Example A lumber company that produces wood products and then sells them directly to customers. The manufacturer would be independently responsible for creating the product, locating buyers and arranging transportation and delivery.

Read more: 7 Ways To Market a Small Business

How to choose the right distribution channel for your product

Choosing which distribution channel depends on your business model, products and budget. Here are some steps you can follow to choose a distribution channel that’s right for you:

1. Consider your company's goals

A distribution channel needs to align with a company's purpose and goals. If a company promotes itself as being customer-oriented, it may need to choose a distribution channel that allows customers multiple options for how and where they purchase the product. If a company prioritizes affordability, it may need to choose a simple distribution channel that cuts out expensive intermediaries.

Frequently, companies might set short- or long-term goals that focus on increased growth, profit or marketability. To reach these goals, companies may need to reevaluate and adjust their distribution methods to improve a product's profitability and success. In many cases, companies might need to use different distribution channels for different products to maximize results and meet strategic goals.

Read more: SMART Goals: Definition and Examples

2. Be practical

Not all distribution channels are suitable for all products. Companies will need to consider their options carefully to decide which channel best serves a particular product. For example, a company that produces perishable goods like produce, medicines or raw ingredients may be limited to using distribution channels that deliver products to consumers very quickly.

Certain products may not have the shelf-life necessary to go through a three-step distribution process. Other products may be difficult to market or transport to retailers and are more profitable when sold to customers directly. Distributing different types of products creates unique challenges and each must be evaluated individually.
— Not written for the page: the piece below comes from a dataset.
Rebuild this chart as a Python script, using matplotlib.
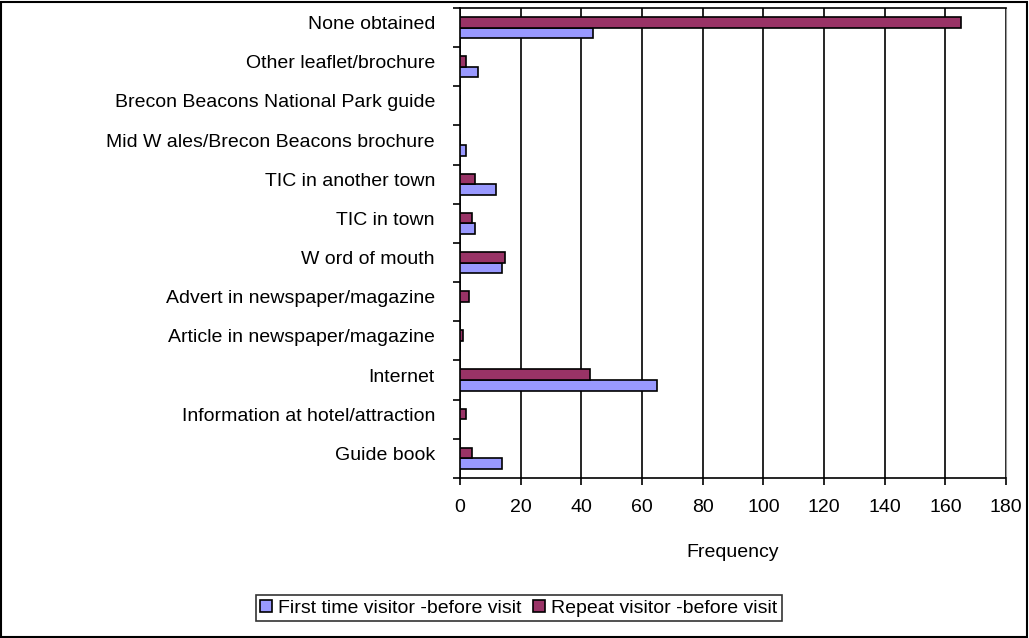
import numpy as np
import matplotlib.pyplot as plt
import matplotlib.transforms as mtransforms
from matplotlib.patches import Rectangle

plt.rcParams['font.family'] = ['Liberation Sans', 'DejaVu Sans']

# Categories listed bottom to top
categories = [
    "Guide book",
    "Information at hotel/attraction",
    "Internet",
    "Article in newspaper/magazine",
    "Advert in newspaper/magazine",
    "W ord of mouth",
    "TIC in town",
    "TIC in another town",
    "Mid W ales/Brecon Beacons brochure",
    "Brecon Beacons National Park guide",
    "Other leaflet/brochure",
    "None obtained",
]
first_time = [14, 0, 65, 0, 0, 14, 5, 12, 2, 0, 6, 44]
repeat = [4, 2, 43, 1, 3, 15, 4, 5, 0, 0, 2, 165]

x_ticks = list(range(0, 181, 20))

fig = plt.figure(figsize=(10.29, 6.38), dpi=100)
ax = fig.add_axes([0.447, 0.2508, 0.5307, 0.7367])

y = np.arange(len(categories))
h = 0.27
ax.barh(y - h / 2, first_time, height=h, color="#9999FF", edgecolor="black",
        linewidth=1.2, label="First time visitor -before visit", zorder=3)
ax.barh(y + h / 2, repeat, height=h, color="#993366", edgecolor="black",
        linewidth=1.2, label="Repeat visitor -before visit", zorder=3)

ax.set_xlim(0, 180)
ax.set_ylim(-0.5, len(categories) - 0.5)
ax.set_xticks(x_ticks)
ax.set_xticklabels([str(t) for t in x_ticks], fontsize=14)
ax.tick_params(axis="x", direction="out", length=5, width=1.2, pad=10)

ax.set_yticks(y)
ax.set_yticklabels(categories, fontsize=14)
ax.set_yticks(np.arange(-0.5, len(categories), 1), minor=True)
ax.tick_params(axis="y", which="major", length=0, pad=18)
ax.tick_params(axis="y", which="minor", direction="out", length=5, width=1.2)

# labels sit a little above the category centre, as in the original
shift = mtransforms.ScaledTranslation(0, 5 / 100, fig.dpi_scale_trans)
for lab in ax.get_yticklabels():
    lab.set_transform(lab.get_transform() + shift)

ax.grid(axis="x", color="black", linewidth=1.2, zorder=0)
for s in ["left", "bottom", "top"]:
    ax.spines[s].set_linewidth(1.2)
ax.spines["right"].set_color("#999999")

ax.set_xlabel("Frequency", fontsize=14, labelpad=20)

leg = fig.legend(loc="center", bbox_to_anchor=(0.504, 0.047), ncol=2,
                 fontsize=14, frameon=True, fancybox=False, handlelength=0.6,
                 handleheight=0.6, handletextpad=0.3, columnspacing=0.6,
                 borderpad=0.25)
leg.get_frame().set_edgecolor("black")
leg.get_frame().set_linewidth(1.2)

fig.patches.append(Rectangle((0.001, 0.002), 0.997, 0.995, transform=fig.transFigure,
                             fill=False, edgecolor="black", linewidth=1.5))

fig.savefig("out.png", dpi=100)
3. Look for natural partners

Choosing one's intermediaries wisely is an important element of deciding on the best distribution channel. A company's best intermediaries are entities that already have relationships with the company's desired customer base. If a manufacturer and a retailer are both marketing to the same audience, they are natural partners and a distribution channel could be mutually beneficial.

The agreement could benefit the manufacturer by saving money on marketing and shipping costs. Similarly, the retailer could benefit from the increased variety of inventory in their store. Distribution entities who are natural partners are likely to create and maintain long-term business relationships.

4. Minimize conflict

When choosing a distribution channel, companies must decide on an option that does not cause internal conflict. If a manufacturer sells the same product through a physical retailer and an online wholesaler, this might create unnecessary competition for the channels.

Additionally, if a manufacturer prioritizes one channel, it might overpower the others and cost the manufacturer a disproportionate amount of money. Retailers must also avoid conflict by not stocking too many competing products in their stores. The goal of a company's distribution channel is to sell goods and services at competitive prices while still maximizing the products' overall profitability.